// description
OKRs pair a qualitative, inspirational Objective (what you want to achieve) with two to five quantitative Key Results (how you will measure whether you achieved it). Objectives should be ambitious and motivating. Key Results should be specific and measurable, with clear success criteria. OKRs are typically set quarterly, reviewed at the end of each cycle, and graded on a 0 to 1.0 scale — where consistently scoring 1.0 means the objectives aren't ambitious enough.
// history
Andy Grove, co-founder and CEO of Intel, developed the system in the 1970s, building on Peter Drucker's Management by Objectives concept. John Doerr introduced OKRs to Google in 1999, where they became central to the company's management culture. Doerr's 2018 book Measure What Matters brought OKRs to a mainstream business audience.
// example
A KDP creator sets quarterly OKRs. Objective: "Establish myself as the go-to resource for nurse-niche KDP publishing." Key Result 1: Publish three new nurse-niche titles and achieve an average review rating of 4.6 or higher on each. Key Result 2: Grow my nurse-creator email list from 200 to 500 subscribers. Key Result 3: Generate £2,500 in revenue from nurse-niche products this quarter. At the end of the quarter, she scores 0.8, 0.6, and 0.9, which tells her review quality is strong but email list growth is the weak link. Next quarter's OKRs address list growth specifically.
// katharyne's take
OKRs work brilliantly for solo creators because they force you to be specific about what "success" actually means this quarter. The Key Results are the accountability mechanism — and the deliberately ambitious scoring scale (0.7 is considered success, 1.0 means you set the bar too low) builds in permission to aim higher than feels comfortable. I've been using quarterly OKRs for three years and the single biggest benefit is that they stop me from doing busy work that feels productive but doesn't move any of my actual goals. If an activity doesn't connect to a Key Result, it goes in the "maybe later" pile.
// creative uses
- Write your OKRs for this quarter in a Notion page and put them somewhere you see daily — the act of reviewing them weekly takes five minutes and keeps your tasks connected to your goals rather than just your inbox.

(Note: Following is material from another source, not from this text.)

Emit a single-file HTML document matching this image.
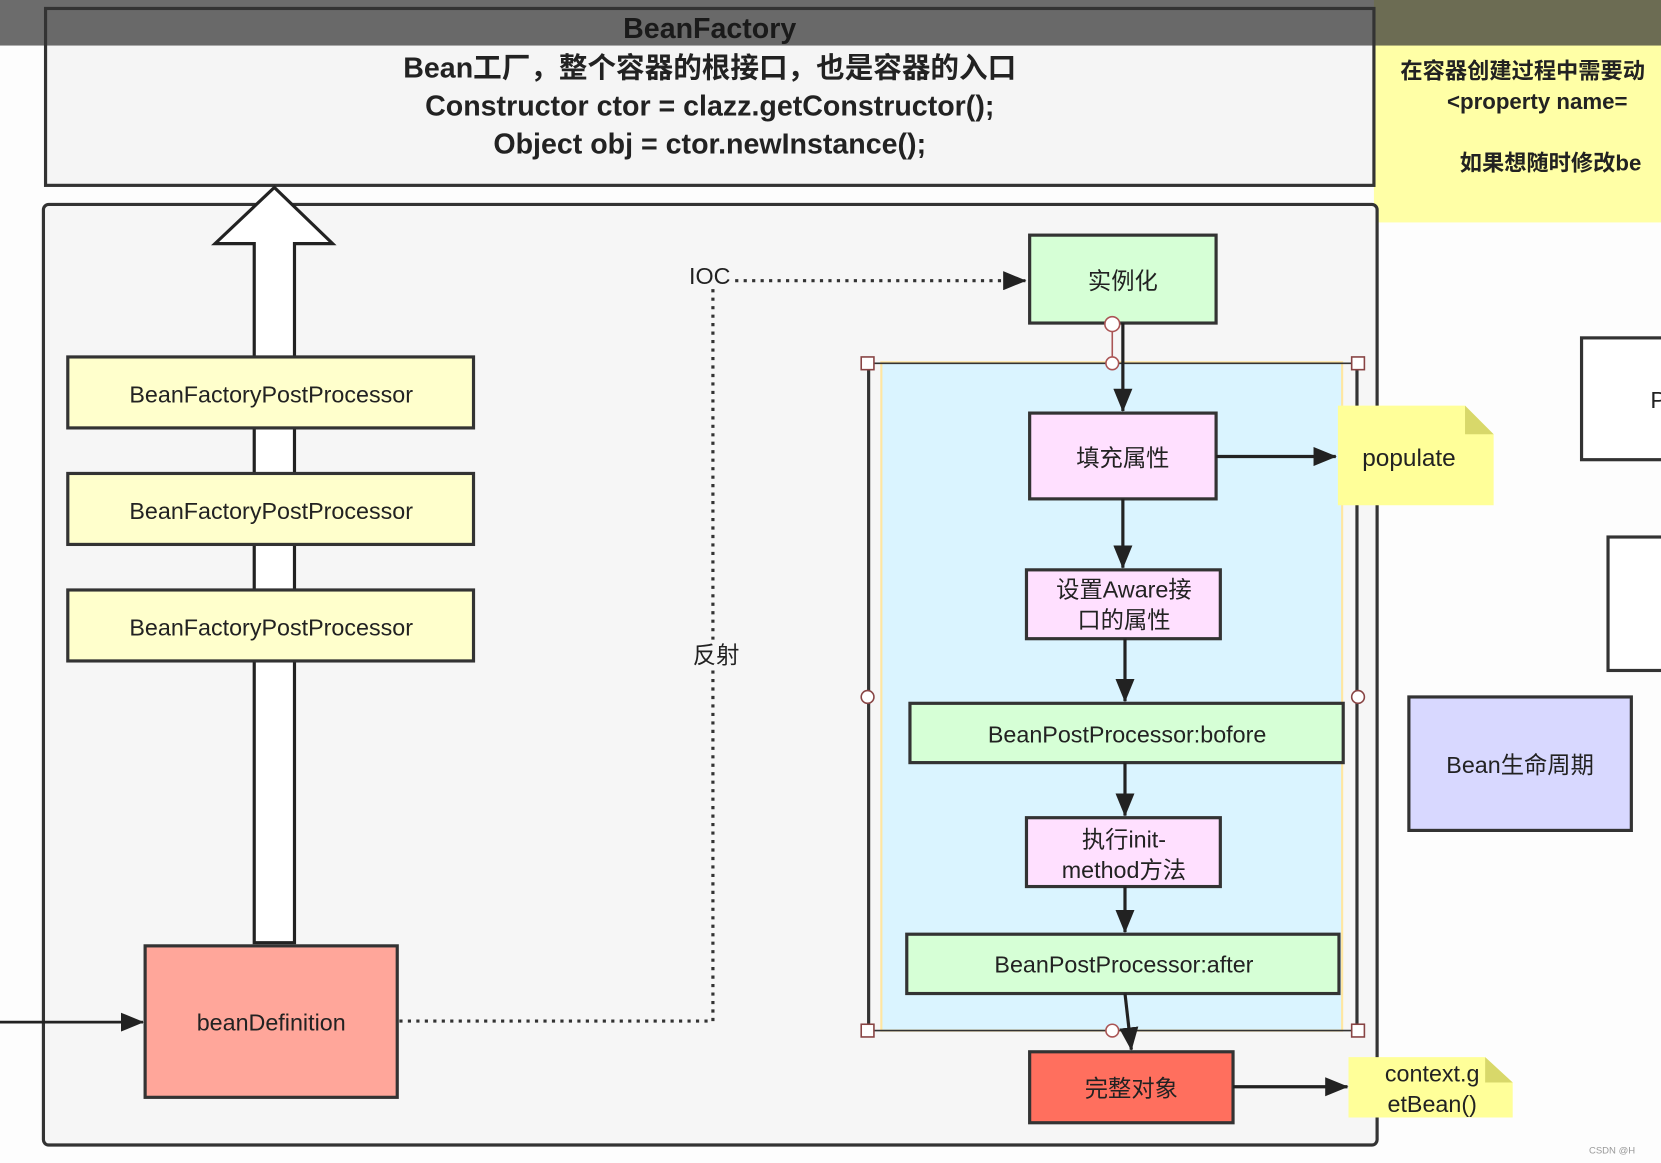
<!DOCTYPE html>
<html><head><meta charset="utf-8"><style>
html,body{margin:0;padding:0;background:#fff;}
svg{display:block;}
text{font-family:"Liberation Sans","Noto Sans CJK SC",sans-serif;fill:#222;}
</style></head><body>
<svg width="1661" height="1163" viewBox="0 0 1568 1098" preserveAspectRatio="none" xmlns="http://www.w3.org/2000/svg">
<defs>
<marker id="ah" markerWidth="10" markerHeight="10" refX="9" refY="5" orient="auto" markerUnits="userSpaceOnUse" viewBox="0 0 10 10"><path d="M0,0 L10,5 L0,10 z" fill="#222"/></marker>
<marker id="ahb" markerWidth="22" markerHeight="18" refX="21" refY="9" orient="auto" markerUnits="userSpaceOnUse"><path d="M0,0 L22,9 L0,18 z" fill="#222"/></marker>
</defs>
<rect width="1568" height="1098" fill="#fdfdfd"/>
<!-- right yellow note -->
<rect x="1297" y="0" width="271" height="210" fill="#ffffa6"/>
<text x="1322" y="74" font-size="21" font-weight="bold">在容器创建过程中需要动</text>
<text x="1366" y="103" font-size="21" font-weight="bold">&lt;property name=</text>
<text x="1378" y="161" font-size="21" font-weight="bold">如果想随时修改be</text>
<!-- BeanFactory box -->
<rect x="43" y="8" width="1254" height="167" fill="#f5f5f5" stroke="#333" stroke-width="3"/>
<text x="670" y="73" font-size="27" font-weight="bold" text-anchor="middle">Bean工厂，整个容器的根接口，也是容器的入口</text>
<text x="670" y="109" font-size="27" font-weight="bold" text-anchor="middle">Constructor ctor = clazz.getConstructor();</text>
<text x="670" y="145" font-size="27" font-weight="bold" text-anchor="middle">Object obj  = ctor.newInstance();</text>
<!-- dark band -->
<rect x="0" y="0" width="1568" height="43" fill="#333" opacity="0.72"/>
<text x="670" y="36" font-size="27" font-weight="bold" text-anchor="middle" style="fill:#1a1a1a">BeanFactory</text>
<!-- container -->
<rect x="41" y="193" width="1259" height="888" rx="5" fill="#f6f6f6" stroke="#333" stroke-width="3"/>
<!-- hollow arrow -->
<path d="M240,890 L240,230 L203,230 L259,177 L314,230 L278,230 L278,890 Z" fill="#fff" stroke="#222" stroke-width="3"/>
<!-- BFPP -->
<g font-size="22">
<rect x="64" y="337" width="383" height="67" fill="#ffffcc" stroke="#333" stroke-width="3"/>
<text x="256" y="380" text-anchor="middle">BeanFactoryPostProcessor</text>
<rect x="64" y="447" width="383" height="67" fill="#ffffcc" stroke="#333" stroke-width="3"/>
<text x="256" y="490" text-anchor="middle">BeanFactoryPostProcessor</text>
<rect x="64" y="557" width="383" height="67" fill="#ffffcc" stroke="#333" stroke-width="3"/>
<text x="256" y="600" text-anchor="middle">BeanFactoryPostProcessor</text>
</g>
<!-- beanDefinition -->
<rect x="137" y="893" width="238" height="143" fill="#ffa69a" stroke="#333" stroke-width="3"/>
<text x="256" y="973" font-size="22" text-anchor="middle">beanDefinition</text>
<line x1="0" y1="965" x2="135" y2="965" stroke="#222" stroke-width="2.5" marker-end="url(#ahb)"/>
<!-- dotted -->
<path d="M377,964 L673,964 L673,265 L968,265" fill="none" stroke="#333" stroke-width="3" stroke-dasharray="3,5" marker-end="url(#ahb)"/>
<rect x="648" y="248" width="44" height="24" fill="#f6f6f6"/>
<text x="670" y="268" font-size="22" text-anchor="middle">IOC</text>
<rect x="650" y="604" width="50" height="28" fill="#f6f6f6"/>
<text x="676" y="626" font-size="22" text-anchor="middle">反射</text>
<!-- blue group -->
<rect x="832" y="342" width="435" height="631" fill="#daf4ff" stroke="#ffe6a0" stroke-width="2"/>
<line x1="820" y1="343" x2="820" y2="973" stroke="#333" stroke-width="3"/>
<line x1="1281" y1="343" x2="1281" y2="973" stroke="#333" stroke-width="3"/>
<line x1="820" y1="343" x2="1281" y2="343" stroke="#333" stroke-width="1.5"/>
<line x1="820" y1="973" x2="1281" y2="973" stroke="#333" stroke-width="1.5"/>
<g fill="#fff" stroke="#844" stroke-width="1.5">
<rect x="813" y="337" width="12" height="12"/><rect x="1276" y="337" width="12" height="12"/>
<rect x="813" y="967" width="12" height="12"/><rect x="1276" y="967" width="12" height="12"/>
<circle cx="819" cy="658" r="6"/><circle cx="1282" cy="658" r="6"/>
</g>
<!-- 实例化 -->
<rect x="972" y="222" width="176" height="83" fill="#d6ffd6" stroke="#333" stroke-width="3"/>
<text x="1060" y="273" font-size="22" text-anchor="middle">实例化</text>
<line x1="1060" y1="305" x2="1060" y2="388" stroke="#222" stroke-width="3" marker-end="url(#ahb)"/>
<line x1="1050" y1="306" x2="1050" y2="343" stroke="#a55" stroke-width="1.5"/>
<circle cx="1050" cy="306" r="7" fill="#fff" stroke="#a55" stroke-width="1.5"/>
<circle cx="1050" cy="343" r="6" fill="#fff" stroke="#a55" stroke-width="1.5"/>
<!-- 填充属性 -->
<rect x="972" y="390" width="176" height="81" fill="#ffe0ff" stroke="#333" stroke-width="3"/>
<text x="1060" y="440" font-size="22" text-anchor="middle">填充属性</text>
<line x1="1060" y1="471" x2="1060" y2="536" stroke="#222" stroke-width="3" marker-end="url(#ahb)"/>
<line x1="1148" y1="431" x2="1261" y2="431" stroke="#222" stroke-width="3" marker-end="url(#ahb)"/>
<!-- Aware -->
<rect x="969" y="538" width="183" height="65" fill="#ffe0ff" stroke="#333" stroke-width="3"/>
<text x="1061" y="564" font-size="22" text-anchor="middle">设置Aware接</text>
<text x="1061" y="593" font-size="22" text-anchor="middle">口的属性</text>
<line x1="1062" y1="603" x2="1062" y2="662" stroke="#222" stroke-width="3" marker-end="url(#ahb)"/>
<!-- BPP before -->
<rect x="859" y="664" width="409" height="56" fill="#d6ffd6" stroke="#333" stroke-width="3"/>
<text x="1064" y="701" font-size="22" text-anchor="middle">BeanPostProcessor:bofore</text>
<line x1="1062" y1="720" x2="1062" y2="770" stroke="#222" stroke-width="3" marker-end="url(#ahb)"/>
<!-- init -->
<rect x="969" y="772" width="183" height="65" fill="#ffe0ff" stroke="#333" stroke-width="3"/>
<text x="1061" y="800" font-size="22" text-anchor="middle">执行init-</text>
<text x="1061" y="829" font-size="22" text-anchor="middle">method方法</text>
<line x1="1062" y1="837" x2="1062" y2="880" stroke="#222" stroke-width="3" marker-end="url(#ahb)"/>
<!-- BPP after -->
<rect x="856" y="882" width="408" height="56" fill="#d6ffd6" stroke="#333" stroke-width="3"/>
<text x="1061" y="918" font-size="22" text-anchor="middle">BeanPostProcessor:after</text>
<line x1="1062" y1="938" x2="1068" y2="991" stroke="#222" stroke-width="3" marker-end="url(#ahb)"/>
<circle cx="1050" cy="973" r="6" fill="#fff" stroke="#a55" stroke-width="1.5"/>
<!-- 完整对象 -->
<rect x="972" y="993" width="192" height="67" fill="#ff6f5e" stroke="#333" stroke-width="3"/>
<text x="1068" y="1035" font-size="22" text-anchor="middle">完整对象</text>
<line x1="1164" y1="1026" x2="1272" y2="1026" stroke="#222" stroke-width="3" marker-end="url(#ahb)"/>
<!-- populate note -->
<path d="M1263,383 L1383,383 L1410,410 L1410,477 L1263,477 Z" fill="#ffff99"/>
<path d="M1383,383 L1410,410 L1383,410 Z" fill="#d8d86a"/>
<text x="1286" y="440" font-size="23">populate</text>
<!-- context note -->
<path d="M1273,998 L1402,998 L1428,1022 L1428,1055 L1273,1055 Z" fill="#ffff99"/>
<path d="M1402,998 L1428,1022 L1402,1022 Z" fill="#d8d86a"/>
<text x="1352" y="1021" font-size="22" text-anchor="middle">context.g</text>
<text x="1352" y="1050" font-size="22" text-anchor="middle">etBean()</text>
<!-- right -->
<rect x="1330" y="658" width="210" height="126" fill="#d8d8ff" stroke="#333" stroke-width="3"/>
<text x="1435" y="730" font-size="22" text-anchor="middle">Bean生命周期</text>
<rect x="1493" y="319" width="80" height="115" fill="#fff" stroke="#333" stroke-width="3"/>
<text x="1558" y="385" font-size="22">P</text>
<rect x="1518" y="507" width="60" height="126" fill="#fff" stroke="#333" stroke-width="3"/>
<text x="1500" y="1089" font-size="9" style="fill:#999">CSDN @H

- Use Key Results to set launch criteria for a new KDP title: "Achieve BSR under 100,000 in the main category within 60 days of launch" is a testable KR; "sell well" is not.
- Apply OKRs to your Midjourney skill development: Objective: "Build a distinctive, recognisable illustration style for nature journaling." Key Result: produce 50 refined prompt outputs and select 10 for a coherent series by end of quarter.
// quick actions
- Write one Objective and three Key Results for the current quarter right now — it should take 20 minutes, not two hours; perfection is the enemy of actually doing this.
- Review last quarter's goals (if you set any) and grade each one 0–1 honestly — if you scored 1.0 on everything, your goals were too easy and you need to raise the bar next quarter.
- Audit your task list for this week against your OKRs: cross out any task that doesn't connect to a Key Result — those tasks belong in a "someday" list, not your active week.
// prompt ideas
Help me write quarterly OKRs for my [KDP / Etsy / digital product] business. My current situation is: [describe where you are — revenue, platform, products, audience size]. My main goal for this quarter is [describe it in general terms]. Draft one ambitious Objective and three specific, measurable Key Results. Make the KRs concrete enough that at the end of the quarter I can score each one 0–1 with no ambiguity about whether I achieved it.
I'm going to share my current to-do list and weekly task plan. For each item, tell me whether it connects to a meaningful Key Result — and if not, flag it as potential busy work that should move to a "someday" list. Then help me rewrite my week around only the tasks that move my real goals. Here's my task list: [paste it]. Here are my current OKRs or goals: [describe them].
Review my OKRs from last quarter and help me grade them and design better ones for next quarter. Last quarter's OKRs were: [list them]. Here's how things actually went: [describe results]. Grade each Key Result 0–1, identify which goals were too easy (score 1.0 means I need to aim higher), which were too hard, and draft a revised set of OKRs for next quarter that corrects for what I learned.